- From: Sylvain Galineau <sylvaing@microsoft.com>
- Date: Sun, 6 May 2012 14:09:18 +0000
- To: Lea Verou <leaverou@gmail.com>, Tab Atkins Jr. <jackalmage@gmail.com>
- CC: www-style list <www-style@w3.org>
[Lea Verou:] > > On 6/5/12 15:56, Tab Atkins Jr. wrote: > > I disagree, actually. I think that both "reverse" and "alternate" are > > very clear names. "alternate-reverse" isn't ideal, but it's not bad > > either, and I don't know how to say it more cleanly. > `reverse` is, but I disagree about the others. `alternate` could mean many > things (what alternates? how? which iterations are reversed?), and without > reading the spec, I’d imagine it’s hard to guess what it does just from > the syntax. > `alternate-reverse` is the worst. The naming is completely detached from > what it does (reversing odd iterations). > `animation-reverse` (or `animation-iteration-reverse`) is straightforward, > not prone to misinterpretation and much more extensible. > > Yes, Animations is no longer in the "we can make aesthetic changes" > > stage. It left that a long time ago, we just didn't finish the spec > > before that happened, like we're supposed to. > In general, yes. But I’d argue that some properties are not used as much > in the wild as animations in general. `animation-direction`, `animation- > play-state` and `animation-fill-mode` fall in that bucket. > However, without data, we’re all just speculating. > We're not all 'just' speculating :) The number of sites using it in production is small, but it includes popular sites such as Skype's, Airbnb's or Ars Technica. And the web snapshot I'm looking at is a few months old. I agree with Tab that the nature of this change is essentially cosmetic (as a rule people who would rather not take this kind of change will call it cosmetic; those who would will call it usability...).

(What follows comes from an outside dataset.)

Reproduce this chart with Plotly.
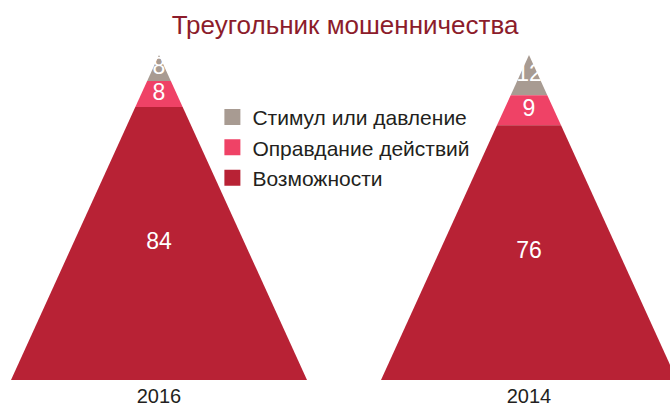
import plotly.graph_objects as go

# Fraud triangle, share of respondents (%)
years = ['2016', '2014']
categories = ['Стимул или давление', 'Оправдание действий', 'Возможности']
pressure = [8, 12]
rationalization = [8, 9]
opportunity = [84, 76]

colors = ['#a89b92', '#ef4266', '#b82235']
series = [pressure, rationalization, opportunity]

HALF_BASE = 0.4  # half width of a triangle base, in x units
TOP = 100  # apex height

fig = go.Figure()

lab_x, lab_y, lab_t = [], [], []
for i, year in enumerate(years):
    vals = [s[i] for s in series]
    total = sum(vals)
    depth = 0.0
    for k, v in enumerate(vals):
        d0 = depth / total
        d1 = (depth + v) / total
        depth += v
        xs = [i - HALF_BASE * d0, i + HALF_BASE * d0,
              i + HALF_BASE * d1, i - HALF_BASE * d1, i - HALF_BASE * d0]
        ys = [TOP * (1 - d0), TOP * (1 - d0), TOP * (1 - d1),
              TOP * (1 - d1), TOP * (1 - d0)]
        fig.add_trace(go.Scatter(x=xs, y=ys, fill='toself', mode='lines',
                                 line={'width': 0}, fillcolor=colors[k],
                                 hoverinfo='skip', showlegend=False))
        lab_x.append(i)
        lab_y.append(TOP * (1 - (d0 + d1) / 2))
        lab_t.append(str(v))

fig.add_trace(go.Scatter(x=lab_x, y=lab_y, text=lab_t, mode='text',
                         textfont={'color': 'white', 'size': 23},
                         hoverinfo='skip', showlegend=False))

# legend entries
for k, name in enumerate(categories):
    fig.add_trace(go.Scatter(x=[None], y=[None], mode='markers', name=name,
                             marker={'symbol': 'square', 'size': 16,
                                     'color': colors[k]}))

fig.update_layout(
    width=670, height=408,
    margin={'l': 0, 'r': 0, 't': 0, 'b': 28},
    plot_bgcolor='white', paper_bgcolor='white',
    font={'family': 'Liberation Sans, Arial, sans-serif', 'color': '#231f20'},
    title={'text': 'Треугольник мошенничества', 'x': 0.515, 'y': 1 - 25 / 408,
           'xanchor': 'center', 'yanchor': 'middle',
           'font': {'size': 26, 'color': '#8c1c2b'}},
    legend={'x': 0.317, 'y': 0.745, 'xanchor': 'left', 'yanchor': 'top',
            'font': {'size': 21}, 'bgcolor': 'rgba(0,0,0,0)',
            'itemwidth': 30, 'tracegroupgap': 0},
    xaxis={'range': [-159 / 370, 511 / 370], 'tickvals': [0, 1],
           'ticktext': years, 'showgrid': False, 'zeroline': False,
           'showline': False, 'ticks': '', 'tickfont': {'size': 20},
           'ticklabelstandoff': 2, 'automargin': False, 'fixedrange': True},
    yaxis={'range': [0, 380 / 3.25], 'visible': False, 'fixedrange': True},
)

fig.write_html("out.html", config={'displayModeBar': False},
               post_script="document.body.style.margin = '0';")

As such I think he and I believe it has a much lower priority at this stage than exposing the reverse and alternate-reverse capabilities which we added to the spec very recently. And while we could make the case that we shouldn't go to Last Call without these values - and the group essentially did just that a few weeks ago - some of us are comfortable going to Last Call with the current syntax for this property. This is where I lean as well. I'm as prone to agonizing over the perfect vs. the merely good as anyone else but this is one of those cases where what we have is in fact good enough; and the benefits of the change are not clear or measurable enough to matter. But we'll talk about it this week.